The animated sequences are treated seriously, almost too seriously, with a deep melodrama that borders on soap opera. Much of the humor and or romantic interest is sophmoric Japanese humor that gives the title a flair and innocence of its own. Amazingly, the plot is G-rated in a country known for Pornographic Anime (Ed: Anime is Japanese animation art that extends to Comic Books and Animated Feature films.)

Voice Actors

There are no voice actors in the cut scenes, just script to read. And while subtitles are great for the hearing impared, and we think all games should have them for just that reason, those who have good hearing should be also served with good dialogue and voice actors. This is a serious deficiency in an otherwise excellent product.

Music Score

The music score is quite dynamic, but within time I found it intruding on my experience.
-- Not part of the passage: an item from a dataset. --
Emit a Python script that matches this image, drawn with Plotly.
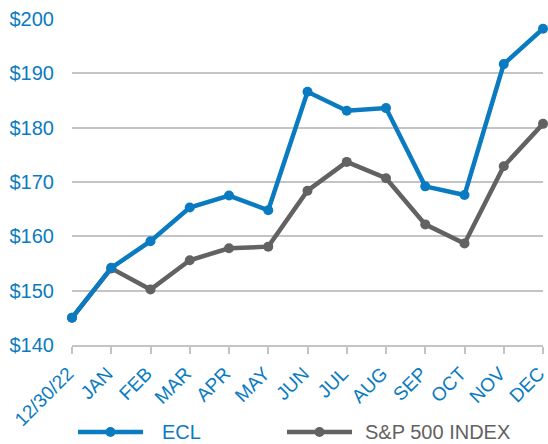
import plotly.graph_objects as go

# Month-end values of a $100 investment (indexed), 12/30/22 through December
periods = ["12/30/22", "JAN", "FEB", "MAR", "APR", "MAY", "JUN",
           "JUL", "AUG", "SEP", "OCT", "NOV", "DEC"]
ecl = [145.0, 154.2, 159.1, 165.3, 167.5, 164.8, 186.6,
       183.1, 183.6, 169.2, 167.6, 191.7, 198.2]
sp500 = [145.0, 154.1, 150.2, 155.6, 157.8, 158.1, 168.4,
         173.7, 170.7, 162.2, 158.7, 172.9, 180.7]
y_ticks = [140, 150, 160, 170, 180, 190, 200]

BLUE = "#0a7bc1"
GREY = "#626262"
FONT = "Liberation Sans, Arial, sans-serif"
FS = 20

x = list(range(len(periods)))

fig = go.Figure()
fig.add_trace(go.Scatter(
    x=x, y=sp500, name="S&P 500 INDEX", mode="lines+markers",
    line=dict(color=GREY, width=4.5), marker=dict(size=10, color=GREY),
    cliponaxis=False, showlegend=False,
))
fig.add_trace(go.Scatter(
    x=x, y=ecl, name="ECL", mode="lines+markers",
    line=dict(color=BLUE, width=4.5), marker=dict(size=10, color=BLUE),
    cliponaxis=False, showlegend=False,
))

# Legend drawn below the axis: long line sample with a centred dot, then label
legend_items = [("ECL", BLUE, 0.0127, 0.1507, 0.1868),
                ("S&P 500 INDEX", GREY, 0.4565, 0.5945, 0.618)]
LEG_Y = -0.267
shapes, annotations = [], []
for label, color, x0, x1, xt in legend_items:
    shapes.append(dict(type="line", xref="paper", yref="paper",
                       x0=x0, x1=x1, y0=LEG_Y, y1=LEG_Y,
                       line=dict(color=color, width=4.5)))
    shapes.append(dict(type="circle", xref="paper", yref="paper",
                       xsizemode="pixel", ysizemode="pixel",
                       xanchor=(x0 + x1) / 2, yanchor=LEG_Y,
                       x0=-5, x1=5, y0=-5, y1=5,
                       fillcolor=color, line=dict(color=color, width=0)))
    annotations.append(dict(text=label, xref="paper", yref="paper",
                            x=xt, y=LEG_Y, xanchor="left", yanchor="middle",
                            showarrow=False,
                            font=dict(family=FONT, size=FS, color=color)))

fig.update_layout(
    width=548, height=444,
    margin=dict(l=72, r=5, t=19, b=99),
    paper_bgcolor="white", plot_bgcolor="white",
    font=dict(family=FONT, size=FS, color=BLUE),
    showlegend=False,
    shapes=shapes, annotations=annotations,
)
fig.update_xaxes(
    range=[-0.0001, 12.0001], tickmode="array", tickvals=x, ticktext=periods,
    tickangle=-45, showgrid=False, zeroline=False, automargin=False,
    ticklabeloverflow="allow", ticklabelshift=-4, ticklabelstandoff=1,
    showline=True, linecolor="#c4c4c4", linewidth=2,
    ticks="outside", ticklen=7, tickcolor="#c4c4c4", tickwidth=2,
    tickfont=dict(size=19, color=BLUE),
)
fig.update_yaxes(
    range=[140, 200], tickmode="array", tickvals=y_ticks,
    ticktext=[f"${v}" for v in y_ticks], automargin=False,
    showgrid=True, gridcolor="#c4c4c4", gridwidth=2, zeroline=False,
    showline=False, ticks="", ticklabelstandoff=17,
    tickfont=dict(size=FS, color=BLUE),
)

fig.write_html("out.html")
One thing that makes the music more tolerable is the use of different theme music for different locations, such as towns, sectors, and Mako reactors in the game. The sound played on a 64-bit sound card is miles better than on the PSX.

Sound Effects

The multitrack audio allows for the music to play in the background for the battle and the theme music for a spell or summoning play over top of it blending and leading up to the hamonic conclusion. Sound effects also emerge as separate sounds and voices on the sound track. This part of the game is really done well.


Compare to

This is an unusual role playing game that can be compared to SirTech's Wizardry, Origin's Ultima, Westwood's Lands of Lore and other famous role playing series that have appeared over the years. The series started in 1987, while Wizardry started in 1978, and Ultima in 1979. Some of the later day role playing games like Lands of Lore have been around for this short a time period.

Multi-player Features

Unfortunately, the Final Fantasy series of games are single player. Although, while playing the game on the bigscreen television, we seem to draw quite a crowd. It seems that many people simply like to watch the game and see the plot unfold with the many cutscenes and the cinematic animated fight scenes.